# Concept Maps

Dwight Atkins

Surry Community College

By drawing concept maps, students strengthen their understanding of how a new concept is related to others they already know.

Background and Purpose

Concept maps are drawings or diagrams showing connections between major concepts in a course or section of a course. I have used concept maps in precalculus and calculus classes at Surry Community College, a medium sized member of the North Carolina Community College System. About one-third of our students transfer to senior institutions. This includes most of the students who enroll in precalculus and nearly all of those who take calculus.

Concepts maps can be a useful tool for formative assessment. They can also provide an added benefit of helping students organize their knowledge in a way that facilitates further learning. I first learned about concept maps from Novak [3]. Further insight about concept maps and their uses in the classroom can be found in [1] and [2].

Method

Concept maps are essentially drawings or diagrams showing mental connections that students make between a major concept the instructor focuses on and other concepts that they have learned [1]. First, the teacher puts a schematic before the students (on a transparency or individual worksheet) along with a collection of terms related to the root concept. Students are to fill in the empty ovals with appropriate terms from the given collection maintaining the relationships given along branches. From the kinds of questions and errors that emerge, I determine the nature and extent of review needed, especially as related to the individual concepts names that should be familiar to each student. I also give some prompts that enable students to proceed while being careful not to give too much information. This is followed by allowing the students to use their text and small group discussions as an aid. The idea at this stage is to let the students complete the construction of the map. Eventually they all produce a correct concept map. Once this occurs, I discuss the concept map, enrich it with other examples and extensions in the form of other related concepts.

This strategy seems to work particularly well when dealing with several related concepts, especially when some concepts are actually subclasses of others. I have used this procedure in precalculus in order to introduce the concept of a transcendental number. Students chose from the list: integers, real, 3/5, rational, irrational, e, algebraic, p, transcendental,, and natural to complete the concept map on the top of page 90.
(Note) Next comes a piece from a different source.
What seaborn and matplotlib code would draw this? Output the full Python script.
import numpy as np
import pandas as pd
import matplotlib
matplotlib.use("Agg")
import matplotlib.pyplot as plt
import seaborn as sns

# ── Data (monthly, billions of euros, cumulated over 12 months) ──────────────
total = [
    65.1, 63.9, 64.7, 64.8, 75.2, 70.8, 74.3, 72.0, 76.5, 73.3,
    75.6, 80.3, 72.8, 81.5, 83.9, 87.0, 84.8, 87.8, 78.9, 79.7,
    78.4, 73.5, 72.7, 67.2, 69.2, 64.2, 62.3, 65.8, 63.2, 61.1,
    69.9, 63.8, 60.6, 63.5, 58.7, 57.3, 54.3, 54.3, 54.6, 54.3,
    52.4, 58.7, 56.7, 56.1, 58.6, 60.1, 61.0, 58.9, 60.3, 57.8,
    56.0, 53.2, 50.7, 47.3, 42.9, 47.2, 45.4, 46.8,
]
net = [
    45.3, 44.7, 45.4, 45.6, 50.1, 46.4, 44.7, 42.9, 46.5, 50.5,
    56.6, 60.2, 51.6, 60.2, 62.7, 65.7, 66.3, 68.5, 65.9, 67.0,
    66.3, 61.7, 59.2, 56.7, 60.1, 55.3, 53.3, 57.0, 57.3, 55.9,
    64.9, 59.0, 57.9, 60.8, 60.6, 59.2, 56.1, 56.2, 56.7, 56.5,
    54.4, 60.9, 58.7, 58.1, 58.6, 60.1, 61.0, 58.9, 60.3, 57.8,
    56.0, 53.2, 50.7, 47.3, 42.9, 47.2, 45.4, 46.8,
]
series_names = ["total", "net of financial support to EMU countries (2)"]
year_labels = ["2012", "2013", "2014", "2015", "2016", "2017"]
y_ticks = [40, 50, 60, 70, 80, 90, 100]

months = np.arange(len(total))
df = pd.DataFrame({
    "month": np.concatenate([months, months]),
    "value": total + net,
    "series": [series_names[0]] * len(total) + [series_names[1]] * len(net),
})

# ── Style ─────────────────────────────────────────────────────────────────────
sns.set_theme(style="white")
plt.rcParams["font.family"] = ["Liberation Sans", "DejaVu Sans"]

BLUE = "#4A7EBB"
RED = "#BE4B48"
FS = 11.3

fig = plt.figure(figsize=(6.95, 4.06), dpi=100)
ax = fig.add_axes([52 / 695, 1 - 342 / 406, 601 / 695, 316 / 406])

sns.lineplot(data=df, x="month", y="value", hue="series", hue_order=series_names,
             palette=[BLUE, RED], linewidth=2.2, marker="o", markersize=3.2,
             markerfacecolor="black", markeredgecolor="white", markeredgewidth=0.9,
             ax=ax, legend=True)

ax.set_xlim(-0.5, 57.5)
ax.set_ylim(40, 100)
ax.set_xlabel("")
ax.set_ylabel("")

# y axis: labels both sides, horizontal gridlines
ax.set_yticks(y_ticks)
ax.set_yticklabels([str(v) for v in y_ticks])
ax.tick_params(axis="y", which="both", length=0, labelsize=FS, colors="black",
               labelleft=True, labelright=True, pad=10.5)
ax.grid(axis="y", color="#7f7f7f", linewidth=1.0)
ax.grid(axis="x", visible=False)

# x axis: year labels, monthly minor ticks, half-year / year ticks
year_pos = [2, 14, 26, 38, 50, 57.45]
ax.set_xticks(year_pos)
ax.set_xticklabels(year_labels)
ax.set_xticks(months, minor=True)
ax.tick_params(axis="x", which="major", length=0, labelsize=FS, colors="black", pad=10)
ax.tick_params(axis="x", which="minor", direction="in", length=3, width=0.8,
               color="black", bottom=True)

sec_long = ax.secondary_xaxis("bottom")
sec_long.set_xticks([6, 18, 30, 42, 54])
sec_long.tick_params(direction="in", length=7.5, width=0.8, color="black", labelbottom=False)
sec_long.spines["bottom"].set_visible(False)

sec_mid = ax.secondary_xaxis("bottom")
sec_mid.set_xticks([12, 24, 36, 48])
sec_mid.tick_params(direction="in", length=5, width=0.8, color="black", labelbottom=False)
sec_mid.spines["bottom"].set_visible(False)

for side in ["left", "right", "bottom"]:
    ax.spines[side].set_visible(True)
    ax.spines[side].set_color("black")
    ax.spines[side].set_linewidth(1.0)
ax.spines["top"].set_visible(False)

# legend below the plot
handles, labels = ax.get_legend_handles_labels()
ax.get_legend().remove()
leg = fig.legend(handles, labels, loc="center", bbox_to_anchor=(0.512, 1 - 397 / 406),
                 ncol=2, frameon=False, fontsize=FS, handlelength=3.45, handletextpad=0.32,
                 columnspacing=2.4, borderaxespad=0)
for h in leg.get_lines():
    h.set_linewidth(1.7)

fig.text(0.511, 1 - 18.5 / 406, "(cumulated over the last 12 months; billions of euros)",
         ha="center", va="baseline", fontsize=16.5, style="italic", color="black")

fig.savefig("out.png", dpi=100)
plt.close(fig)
As students proceeded individually, I walked around the classroom and monitored their work, noting different areas of difficulty. Some students posed questions that revealed various levels of understanding. Among the questions were "Don't these belong together?" "Does every card have to be used?" and "Haven't some groups of numbers been left out?"

I have also used this procedure in calculus to introduce the gamma function. I wanted to introduce the gamma function by first approaching the idea of a non-elementary function. This prompted me to question what students understood about the classifications of other kinds of functions. I presented a schematic and gave each student a set of index cards. On each card was one of the following terms: polynomial, radical, non-elementary, trigonometric, inverse trigonometric, hyperbolic, and gamma. The students were told to arrange the cards in a way that would fit the schematic.

Use of Findings

The primary value of using concept maps this way is that it helps me learn what needs review. They provide a means for detecting students misconceptions and lack of knowledge of the prerequisite concepts necessary for learning new mathematics.

Success Factors

The primary caveats in this approach are that the teacher should be careful not to let the students work in groups too quickly and not to give away too much information in the way of prompts or hints. One alternative approach is to have the students, early in their study of a topic, do a concept map of the ideas involved without giving them a preset schematic. Then you gather the concept maps drawn and discuss the relations found: what's good about each, or what's missing. You can also have students draw a concept map by brainstorming to find related concepts. Then students draw lines between concepts, noting for each line what the relationship is.

References

[1] Angelo, T. A. and Cross, K. P. Classroom Assessment Techniques, A Handbook for College Teachers (2nd ed., p. 197). Jossey-Bass, San Francisco, 1993.

[2] Jonassen, D.H., Beissneer K., and Yacci, M.A. Struc-tural Knowledge: Techniques for Conveying, Assessing, and Acquiring Structural Knowledge. Lawrence Erlbaum Associates, Hillsdale, NJ, 1993.

[3] Novak, J.D. "Clarify with Concept Maps: A tool for students and teachers alike," The Science Teacher, 58 (7), 1991, pp. 45-49.